Doch den Besuchern scheint’s zu gefallen. „Das Brandenburger Tor ist ja Standard, aber wenn es dann noch eine Ausstellung dazu gibt, ist das umso schöner“, sagt eine Frau, die mit ihren Freundinnen übers Wochenende aus Dortmund zu Besuch ist. „Das könnte man ruhig öfter machen“, sagt auch ein gebürtiger Berliner, der zusammen mit seiner Frau hier ist. „Hauptsache die versperren das Brandenburger Tor nicht wieder mit Reklame von Coca Cola.“ Die Skulpturen regen zum Nachdenken an, findet auch seine Frau. Weniger nachdenklich, dafür eher pragmatisch nutzt eine Gruppe italienischer Touristen die Pferdeskulpturen. Die Sockel der Tiere sind die perfekte Ablage für die Digitalkamera der Gruppe: Linse Richtung Brandenburger Tor, Selbstauslöser drücken und fertig ist das perfekte Berlin-Foto.

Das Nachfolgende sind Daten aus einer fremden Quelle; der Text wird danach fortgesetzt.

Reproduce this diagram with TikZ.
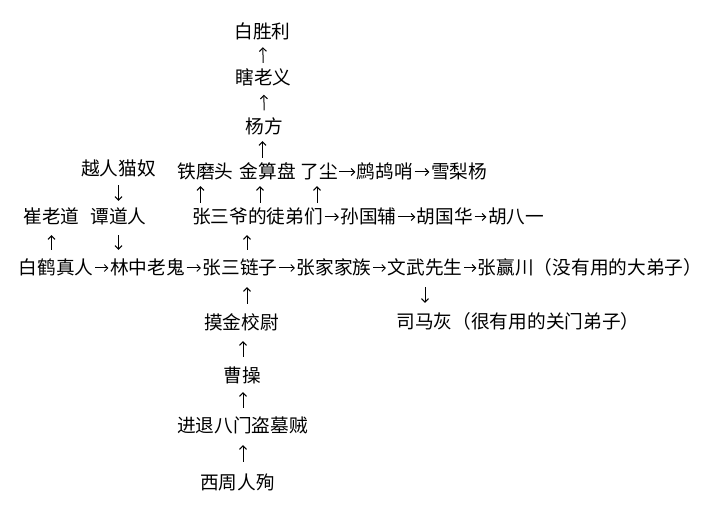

Sahne schlagend zur Ziellinie

Auch auf dem Ku’damm haben Zuschauer am Sonntag die Kamera gezückt, um dieses Spektakel festzuhalten: Fünf junge Männer sprinten los, schnippeln Erdbeeren, schlagen Sahne und hasten mit vollen Schalen wieder zurück zur Ziellinie. Was nach Kindergeburtstag klingt, hat in Berlin lange Tradition. Bereits in den 1950er Jahren veranstaltete der Gastronom Emil Remde jedes Jahr ein Kellnerderby auf dem Kurfürstendamm. Seit 2011 rennen Köche und Kellner der Berliner Gastronomie auf 400 Metern wieder um die Wette – Sahne schlagend, Cocktail mixend und Biere balancierend. Wer die schnellsten und schönsten Produkte hinter die Ziellinie bringt, gewinnt ein Preisgeld. Ob die Kellner und Köche damit wirklich die schnellsten ihrer Disziplin sind, entscheidet auch das Publikum: „Jungs, die Sahne hätte ich euch aber schneller geschlagen“, ruft eine Zuschauerin bei der Preisverleihung in die Menge.